A new platform to help freelance journalists aggregate their work will be launched on Thursday. Contently aims to help journalists to build their personal brand online and connect them with publishers looking for writers.

The site was conceived by Shane Snow, a 2010 graduate of Columbia Journalism School and writer for Wired. He told CJR that Contently is modelled on other cross-platform sites like Behance, which allows those in the creative industry to aggregate their work, and About.me, which acts as a portal to a user’s social networking pages. But he says that this is the first service dedicated exclusively to journalists and publishers.

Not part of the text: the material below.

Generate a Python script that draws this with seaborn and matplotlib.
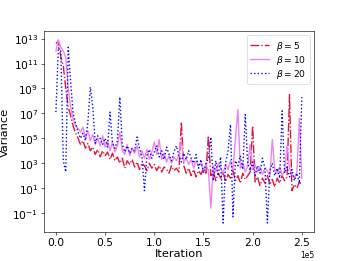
import matplotlib
matplotlib.use("Agg")
import matplotlib.pyplot as plt
import numpy as np
import pandas as pd
import seaborn as sns

# iteration grid (every 2500 iterations)
iterations = np.arange(0, 250001, 2500)

# log10 of the variance
log_var_b5 = [
    12.6, 12.8, 11.5, 10.8, 9.0, 7.5, 6.8, 6.0, 5.4, 5.0,
    4.5, 4.8, 4.2, 4.6, 4.0, 4.3, 3.7, 4.1, 3.5, 4.0,
    3.6, 3.9, 3.3, 3.8, 3.2, 3.5, 3.0, 3.4, 2.6, 3.2,
    2.9, 3.3, 2.7, 3.1, 2.5, 3.0, 2.8, 2.4, 3.0, 2.6,
    2.9, 2.4, 2.8, 2.3, 2.7, 2.5, 2.2, 2.8, 2.4, 2.6,
    2.3, 6.3, 2.8, 2.2, 2.6, 2.0, 2.5, 1.9, 2.4, 2.1,
    2.6, 2.2, 5.2, 2.0, 2.4, 1.6, 2.2, 1.8, 2.3, 1.5,
    2.1, 1.8, 2.4, 1.6, 2.0, 1.4, 2.2, 1.7, 2.0, 2.3,
    6.0, 1.5, 1.9, 1.2, 1.8, 1.4, 2.0, 1.3, 1.7, 1.1,
    1.8, 1.4, 2.0, 1.6, 1.9, 8.5, 0.8, 1.3, 1.0, 1.5,
    1.2,
]
log_var_b10 = [
    12.0, 12.9, 12.3, 12.0, 11.5, 9.0, 7.5, 6.5, 6.0, 5.8,
    5.5, 5.9, 5.0, 5.6, 4.8, 5.3, 4.5, 5.0, 4.4, 5.2,
    4.3, 4.8, 4.0, 4.7, 3.9, 4.4, 5.5, 4.0, 3.7, 4.5,
    3.6, 4.2, 3.8, 4.4, 3.5, 4.0, 3.4, 4.1, 3.3, 3.9,
    4.7, 3.7, 4.9, 3.3, 3.8, 3.1, 3.6, 3.0, 3.5, 3.2,
    3.7, 4.8, 3.1, 3.4, 2.9, 3.3, 2.6, 3.2, 2.8, 3.0,
    2.4, 2.9, 2.4, -0.6, 2.8, 2.3, 3.0, 2.6, 2.2, 2.9,
    2.5, 3.2, 2.4, 5.0, 7.3, 2.6, 3.0, 2.3, 2.8, 4.5,
    2.5, 2.9, 2.3, 2.7, 2.1, 2.6, 2.4, 2.0, 4.9, 2.5,
    2.2, 2.7, 2.0, 2.4, 4.4, 2.6, 2.1, 1.8, 2.3, 6.6,
    1.8,
]
log_var_b20 = [
    7.1, 12.3, 12.0, 3.2, 2.3, 12.3, 9.5, 7.0, 6.2, 5.5,
    5.0, 5.4, 4.8, 6.3, 9.1, 7.5, 4.6, 5.2, 5.0, 4.5,
    5.0, 4.3, 7.1, 4.6, 4.2, 4.8, 8.3, 4.5, 3.9, 4.4,
    3.8, 4.2, 4.0, 5.1, 4.2, 3.5, 0.8, 3.6, 4.1, 3.4,
    3.9, 4.4, 3.5, 4.0, 3.3, 4.3, 3.7, 3.2, 3.9, 4.4,
    3.6, 3.1, 3.8, 3.3, 4.0, 3.4, 3.0, 3.7, 2.6, 3.3,
    2.2, 3.0, 3.4, 5.1, 1.6, 3.2, 2.0, 3.5, -1.8, 3.0,
    4.0, 6.1, -1.3, 3.2, 2.8, 3.6, 2.5, 6.9, 3.0, 2.4,
    3.1, 2.0, 2.8, 2.2, 3.4, 2.6, -1.8, 2.4, 3.0, 2.0,
    2.6, 1.8, 7.2, 2.2, 2.7, 1.9, 2.5, 1.6, 2.2, 1.4,
    8.3,
]

labels = [r"$\beta=5$", r"$\beta=10$", r"$\beta=20$"]
colors = ["crimson", "violet", "blue"]
dashes = ["-.", "-", ":"]

fig, ax = plt.subplots(figsize=(6.4, 4.8), dpi=349 / 6.4)

for logv, lab, col, ls in zip([log_var_b5, log_var_b10, log_var_b20], labels, colors, dashes):
    df = pd.DataFrame({"Iteration": iterations, "Variance": 10.0 ** np.array(logv)})
    sns.lineplot(data=df, x="Iteration", y="Variance", ax=ax,
                 color=col, linestyle=ls, linewidth=1.8, label=lab)

ax.set_yscale("log")
ax.ticklabel_format(axis="x", style="sci", scilimits=(0, 0))
ax.set_xlabel("Iteration", fontsize=15, labelpad=1)
ax.set_ylabel("Variance", fontsize=15)
ax.tick_params(labelsize=14)
ax.legend(loc="upper right", fontsize=12, labelspacing=0.15)

plt.savefig("out.png", dpi=349 / 6.4)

“Originally we started because I was a frustrated freelancer seeing friends of mine who were better writers than me having a hard time getting work, and I had a friend who was a frustrated publisher trying to find talented freelancers on Craigslist,” Snow said. “We thought if we could connect good professionals who are now out of work with publishers who care about professional quality work, not SEO, content-farm stuff, then we could create a business out of that.”

Snow and two friends, Joe Coleman and Dave Goldberg, who handle business and tech, respectively, already have big publishers like Mashable, The Atlantic, and Forbes signed up on the publishing side, and 5,000 journalists have been testing the invite-only beta version since the site first went live. As of Thursday, anyone will be able to sign up for Contently. Those who decide to check the “available for work” box on their profiles will then be vetted to make sure they have already had work published professionally.

Eventually, Snow hopes that publishers will start using Contently for many of their operations, including workflow and payments (which Contently streamlines through PayPal). Journalists will soon be able to sort their taxes through Contently’s invoicing system and track their work’s reach online, down to pageviews, click-throughs and whether work is being excessively quoted elsewhere.

“We want to empower journalists,” Snow said. “That means helping to ease the main pain points: getting work, getting paid, and building a personal brand.”